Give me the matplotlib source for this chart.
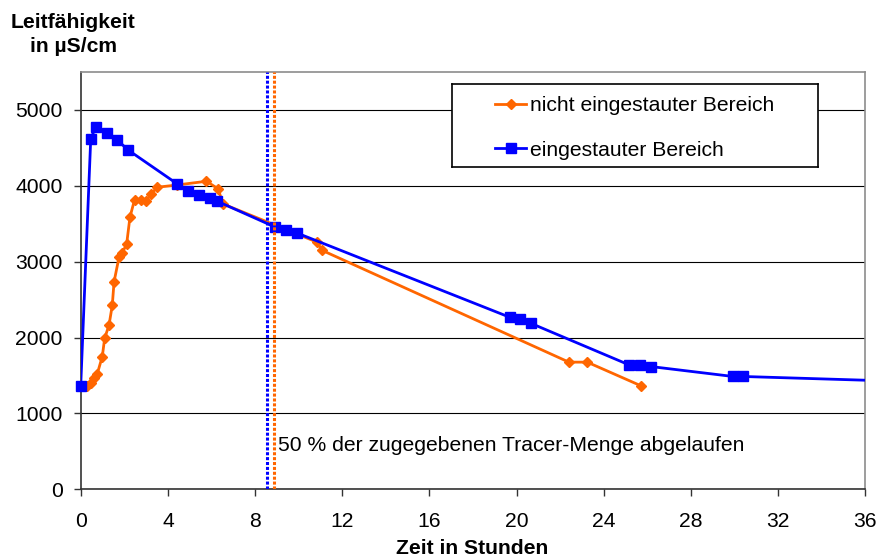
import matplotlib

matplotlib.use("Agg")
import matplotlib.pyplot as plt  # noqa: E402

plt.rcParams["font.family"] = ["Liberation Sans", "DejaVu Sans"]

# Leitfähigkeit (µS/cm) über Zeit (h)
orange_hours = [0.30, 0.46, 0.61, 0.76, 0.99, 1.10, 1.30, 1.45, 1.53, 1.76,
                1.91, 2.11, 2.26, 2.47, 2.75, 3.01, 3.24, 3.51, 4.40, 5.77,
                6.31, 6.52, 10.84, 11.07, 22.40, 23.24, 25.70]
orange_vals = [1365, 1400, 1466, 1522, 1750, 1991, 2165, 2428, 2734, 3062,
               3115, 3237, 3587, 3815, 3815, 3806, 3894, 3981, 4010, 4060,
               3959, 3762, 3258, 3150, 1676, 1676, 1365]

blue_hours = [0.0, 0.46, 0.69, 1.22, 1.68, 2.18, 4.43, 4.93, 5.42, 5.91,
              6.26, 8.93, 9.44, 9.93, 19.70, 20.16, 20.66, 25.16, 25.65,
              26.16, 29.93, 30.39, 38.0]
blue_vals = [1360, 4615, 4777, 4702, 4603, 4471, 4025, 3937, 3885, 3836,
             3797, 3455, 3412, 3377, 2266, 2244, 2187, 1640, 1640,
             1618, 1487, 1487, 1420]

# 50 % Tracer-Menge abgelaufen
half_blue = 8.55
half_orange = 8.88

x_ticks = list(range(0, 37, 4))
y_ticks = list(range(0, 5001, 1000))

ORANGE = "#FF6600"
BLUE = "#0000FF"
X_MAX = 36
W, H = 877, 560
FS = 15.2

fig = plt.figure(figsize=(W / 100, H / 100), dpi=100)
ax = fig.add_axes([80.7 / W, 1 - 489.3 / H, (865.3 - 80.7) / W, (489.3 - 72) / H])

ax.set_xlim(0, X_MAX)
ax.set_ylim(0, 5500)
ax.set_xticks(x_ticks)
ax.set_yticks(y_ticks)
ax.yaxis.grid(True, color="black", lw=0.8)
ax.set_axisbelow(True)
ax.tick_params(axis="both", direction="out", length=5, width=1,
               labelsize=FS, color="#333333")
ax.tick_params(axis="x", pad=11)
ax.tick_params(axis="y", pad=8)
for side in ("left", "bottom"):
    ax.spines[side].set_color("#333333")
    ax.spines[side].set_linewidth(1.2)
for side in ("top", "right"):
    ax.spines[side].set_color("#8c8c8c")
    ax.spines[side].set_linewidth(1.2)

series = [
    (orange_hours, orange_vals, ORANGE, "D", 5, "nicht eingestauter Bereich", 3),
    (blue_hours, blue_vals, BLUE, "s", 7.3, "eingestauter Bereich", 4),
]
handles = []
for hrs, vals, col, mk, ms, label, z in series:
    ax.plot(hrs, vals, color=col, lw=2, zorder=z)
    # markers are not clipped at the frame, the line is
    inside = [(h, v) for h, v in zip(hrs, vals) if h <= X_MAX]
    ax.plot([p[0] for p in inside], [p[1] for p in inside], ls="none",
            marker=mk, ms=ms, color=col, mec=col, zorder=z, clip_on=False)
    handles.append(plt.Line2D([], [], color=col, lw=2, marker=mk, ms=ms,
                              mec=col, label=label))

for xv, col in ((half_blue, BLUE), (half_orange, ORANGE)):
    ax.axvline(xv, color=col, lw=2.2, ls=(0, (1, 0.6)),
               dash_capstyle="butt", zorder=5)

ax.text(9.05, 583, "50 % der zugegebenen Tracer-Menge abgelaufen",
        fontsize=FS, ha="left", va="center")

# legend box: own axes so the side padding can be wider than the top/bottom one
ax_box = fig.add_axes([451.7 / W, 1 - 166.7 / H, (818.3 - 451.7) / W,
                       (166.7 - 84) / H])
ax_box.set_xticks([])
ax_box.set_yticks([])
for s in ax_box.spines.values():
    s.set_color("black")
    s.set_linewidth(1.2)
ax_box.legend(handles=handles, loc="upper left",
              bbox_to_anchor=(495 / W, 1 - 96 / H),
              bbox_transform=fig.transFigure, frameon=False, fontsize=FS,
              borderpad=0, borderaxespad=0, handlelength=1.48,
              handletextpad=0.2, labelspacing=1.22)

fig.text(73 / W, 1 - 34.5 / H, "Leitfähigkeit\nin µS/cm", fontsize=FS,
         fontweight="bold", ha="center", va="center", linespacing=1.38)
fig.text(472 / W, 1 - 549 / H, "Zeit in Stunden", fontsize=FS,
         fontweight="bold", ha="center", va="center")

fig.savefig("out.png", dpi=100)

==============================

▸ Given request:
Repeat, with no pictures, each line from the beginning of the data through the line containing "3959, 3762, 3258, 3150, 1676, 1676, 1365]", inclusive.

▸ Response:
Give me the matplotlib source for this chart.
import matplotlib

matplotlib.use("Agg")
import matplotlib.pyplot as plt  # noqa: E402

plt.rcParams["font.family"] = ["Liberation Sans", "DejaVu Sans"]

# Leitfähigkeit (µS/cm) über Zeit (h)
orange_hours = [0.30, 0.46, 0.61, 0.76, 0.99, 1.10, 1.30, 1.45, 1.53, 1.76,
                1.91, 2.11, 2.26, 2.47, 2.75, 3.01, 3.24, 3.51, 4.40, 5.77,
                6.31, 6.52, 10.84, 11.07, 22.40, 23.24, 25.70]
orange_vals = [1365, 1400, 1466, 1522, 1750, 1991, 2165, 2428, 2734, 3062,
               3115, 3237, 3587, 3815, 3815, 3806, 3894, 3981, 4010, 4060,
               3959, 3762, 3258, 3150, 1676, 1676, 1365]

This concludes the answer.